Deciding to go it alone and become self-employed can be a rewarding experience, but it can also be very overwhelming, especially when dealing with taxes. “Where do I start?” is usually the first question people ask on their self-employed journey. That’s where we’re going to begin with this Self-Employed Beginner’s Tax Guide.


Employee vs. Self-Employed


As a self-employed individual, you will pay the same taxes as people who are employees: Federal Income Tax, Social Security and Medicare. The difference, however, is that the responsibility is now on you as the self-employed person.

As an employee, your employer collects your Federal Income Tax, Social Security and Medicare by withholding it from your gross pay. You just have to collect your paycheck and rest easy that your taxes have already been withheld. It’s quick and painless.

As a self-employed individual, however, you have to actually do the work to plan for your taxes and remit them to the government. With every dollar that comes in or leaves the business, you have to think of taxes and having enough cash to pay your tax bill. This is a much harder situation for self-employed individuals to get used to since it’s much different than being an employee.


Federal Income Taxes


As a self-employed individual, you will pay federal income taxes on the net income of your business. Net income is just the money left over after your business pays for all of its bills and expenses.

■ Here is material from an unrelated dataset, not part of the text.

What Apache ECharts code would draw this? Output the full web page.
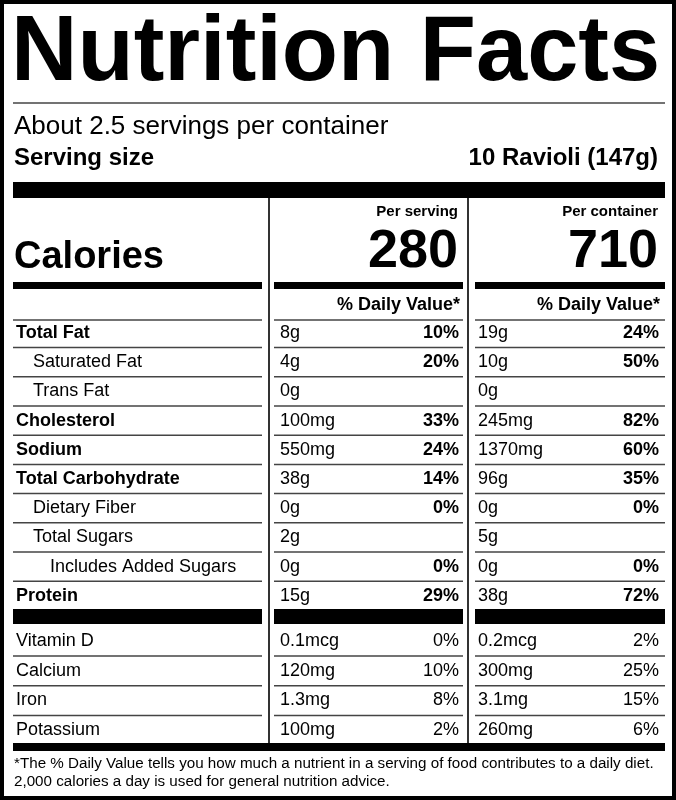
<!DOCTYPE html>
<html><head><meta charset="utf-8">
<script src="https://cdn.jsdelivr.net/npm/echarts@6/dist/echarts.min.js"></script>
<style>html,body{margin:0;padding:0;background:#fff}#c{width:676px;height:800px}</style>
</head><body><div id="c"></div>
<script>
const title = "Nutrition Facts";
const servingsText = "About 2.5 servings per container";
const servingSizeLabel = "Serving size";
const servingSizeValue = "10 Ravioli (147g)";
const colHeads = ["Per serving", "Per container"];
const calories = ["280", "710"];
const dvHead = "% Daily Value*";
const nutrients = ["Total Fat","Saturated Fat","Trans Fat","Cholesterol","Sodium","Total Carbohydrate","Dietary Fiber","Total Sugars","Includes Added Sugars","Protein"];
const nutrientBold = [1,0,0,1,1,1,0,0,0,1];
const nutrientIndent = [0,1,1,0,0,0,1,1,2,0];
const servAmt = ["8g","4g","0g","100mg","550mg","38g","0g","2g","0g","15g"];
const servDV = ["10%","20%","","33%","24%","14%","0%","","0%","29%"];
const contAmt = ["19g","10g","0g","245mg","1370mg","96g","0g","5g","0g","38g"];
const contDV = ["24%","50%","","82%","60%","35%","0%","","0%","72%"];
const vitamins = ["Vitamin D","Calcium","Iron","Potassium"];
const vitServAmt = ["0.1mcg","120mg","1.3mg","100mg"];
const vitServDV = ["0%","10%","8%","2%"];
const vitContAmt = ["0.2mcg","300mg","3.1mg","260mg"];
const vitContDV = ["2%","25%","15%","6%"];
const footnote = ["*The % Daily Value tells you how much a nutrient in a serving of food contributes to a daily diet.","2,000 calories a day is used for general nutrition advice."];

const F = "'Liberation Sans', Arial, sans-serif";
const els = [];
function T(x,y,text,size,bold,align){
  els.push({type:'text',x:x,y:y,style:{text:text,fontFamily:F,fontSize:size,fontWeight:bold?'bold':'normal',fill:'#000',align:align||'left',verticalAlign:'middle'}});
}
function R(x,y,w,h,c){els.push({type:'rect',shape:{x:x,y:y,width:w,height:h},style:{fill:c||'#000'}});}
function L(x1,x2,y){els.push({type:'line',shape:{x1:x1,y1:y,x2:x2,y2:y},style:{stroke:'#444',lineWidth:1.5}});}
const segs = [[13,262],[274,463],[475,665]];
function segLine(y){segs.forEach(s=>L(s[0],s[1],y));}
function segBar(y,h){segs.forEach(s=>R(s[0],y,s[1]-s[0],h));}

els.push({type:'rect',shape:{x:2,y:2,width:672,height:796},style:{fill:'none',stroke:'#000',lineWidth:4}});
T(11,55,title,92,true);
L(13,665,103);
T(14,127,servingsText,26,false);
T(14,158,servingSizeLabel,24,true);
T(658,158,servingSizeValue,24,true,'right');
R(13,182,652,16);
els.push({type:'line',shape:{x1:269,y1:198,x2:269,y2:743},style:{stroke:'#333',lineWidth:2}});
els.push({type:'line',shape:{x1:468,y1:198,x2:468,y2:743},style:{stroke:'#333',lineWidth:2}});
T(458,212,colHeads[0],15,true,'right');
T(658,212,colHeads[1],15,true,'right');
T(458,252,calories[0],54,true,'right');
T(658,252,calories[1],54,true,'right');
T(14,258,"Calories",38,true);
segBar(282,7);
T(460,305,dvHead,18,true,'right');
T(660,305,dvHead,18,true,'right');
segLine(320);
const rowY0=333, rowH=29.2;
nutrients.forEach((n,i)=>{
  const y=rowY0+i*rowH;
  T(16+nutrientIndent[i]*17,y,n,18,nutrientBold[i]===1);
  T(280,y,servAmt[i],18,false);
  T(459,y,servDV[i],18,true,'right');
  T(478,y,contAmt[i],18,false);
  T(659,y,contDV[i],18,true,'right');
  if(i<nutrients.length-1) segLine(y+14.6);
});
segBar(609,15);
vitamins.forEach((n,i)=>{
  const y=641+i*29.7;
  T(16,y,n,18,false);
  T(280,y,vitServAmt[i],18,false);
  T(459,y,vitServDV[i],18,false,'right');
  T(478,y,vitContAmt[i],18,false);
  T(659,y,vitContDV[i],18,false,'right');
  if(i<vitamins.length-1) segLine(y+15);
});
R(13,743,652,8);
T(14,764,footnote[0],15.2,false);
T(14,782,footnote[1],15.2,false);

const chart = echarts.init(document.getElementById('c'));
chart.setOption({animation:false,graphic:{elements:els}});
</script></body></html>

However, the way you will pay taxes depends on your business structure.

If your business structure is a pass-through entity like sole proprietors, LLCs, partnerships and S corporations, then you’re business will not pay tax at the business level (at least in most cases). The profits of the business are passed down to the owners, who pay taxes at the personal level.

So, if you own 50% of a business that had net income of $100,000, then you would pay taxes on $50,000. All of this would be on your personal return.


Self-Employment Taxes


1. Social Security


As an employee, you pay in 6.2% in Social Security on income up to $132,900 (wage base) from your paychecks, and your employer pays in an additional 6.2%.

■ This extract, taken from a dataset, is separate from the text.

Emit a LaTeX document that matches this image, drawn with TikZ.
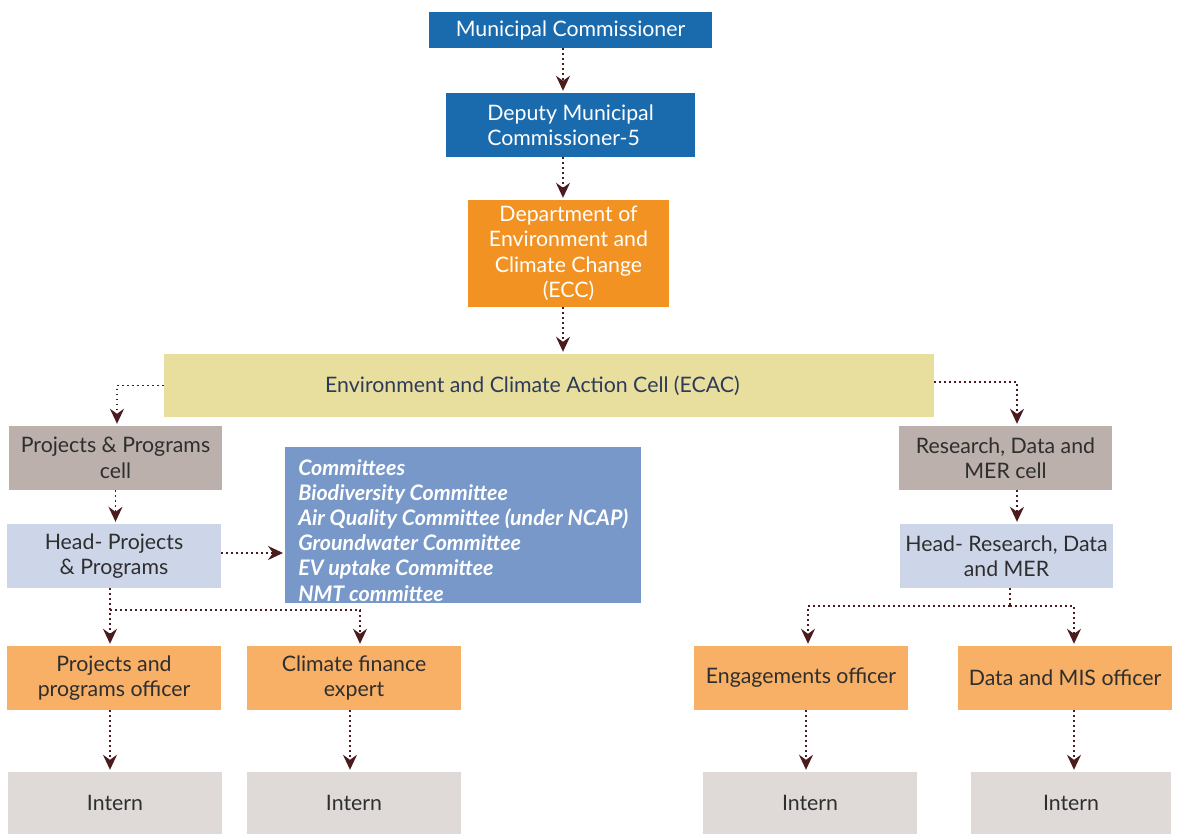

As a self-employed individual though, you will pay in all 12.4% in Social Security up to the same wage base.

Wait a minute. How is this fair?

Well, as a self-employed individual, you can take a deduction for that extra 6.2% that you had to pay in when you file your tax return. So, it’s basically the same thing with a bit of a timing difference.


2. Medicare


Employees pay in 1.45% of their wages in Medicare with their employers paying an additional 1.45%. When you’re self-employed, you will pay in all 2.9%, but once again, you can take a deduction for half of the amount paid when you file your taxes.


How do I make tax payments?


Well, as an employee, your employer is responsible for withholding these taxes and remitting them to the government. That is no longer the case once you’re self-employed.

Self-employed individuals must make estimated tax payments on a quarterly basis to pay in their taxes due. Usually, this is done using estimates based on the prior year and paid in four equal payments throughout the year (April, June, September & January).

However, if your business is new, then you may want to base your payments off of your actual net income in each quarter.

Either way, you need to make sure you make these payments because the government can impose penalties if you wait until your tax filing to pay in full.

Why do they care?

It’s a pay-as-you-go system and the government wants to make sure they get their share before you lose the ability to pay. Anything can happen as the year progresses, and if you’re not planning for taxes, it’s a heavy burden to deal with all at once.

Just be sure to pay in 100% of your tax due from last year (110% for high income earners) or 90% of your expected tax due for this year to avoid penalties.


How do I pay?


You can pay estimated taxes in a variety of ways including by credit card, check, electronic funds withdrawal or through the EFTPS system. I find the EFTPS system to be the easiest by far, but it’s really up to you.

You can download the EFTPS Enrollment Instructions below to help you get set up to use the EFTPS system.

Download EFTPS Enrollment Instructions here


Other Taxes


When you’re self-employed, there are also some other taxes that you may incur if you have employees. Paying Federal Unemployment (FUTA), State Unemployment (SUTA) and Workers Compensation in addition to Social Security and Medicare on your employees all must be taken into account.

These extra taxes are what you think of when others say that you pay more as a self-employed business owner. That’s true in one way. If you think about it though, paying more in taxes due to having employees can be a win-win. If the employees provide you with significant value and opportunities, then it’s probably worth it.

These taxes are detailed in our blog post on Types of Payroll Taxes that you can find here.


Wrapping it Up


Your taxes due as a self-employed individual are very similar, if not identical, to those due from employees. The methods used to pay your taxes are a little bit different, but overall, it’s essentially the same. Just be sure to consider your taxes when deciding what to do with the cash in your business. That is by far the most important piece of the self-employed taxes puzzle.

For more information on self-employed taxes, visit the IRS’ Self-Employed Individuals Tax Center. 



Note: This blog post is meant for educational and informational purposes only. Please contact a tax or accounting professional if you have specific questions before taking any further action. Also note that this list may not be exhaustive depending on your business situation.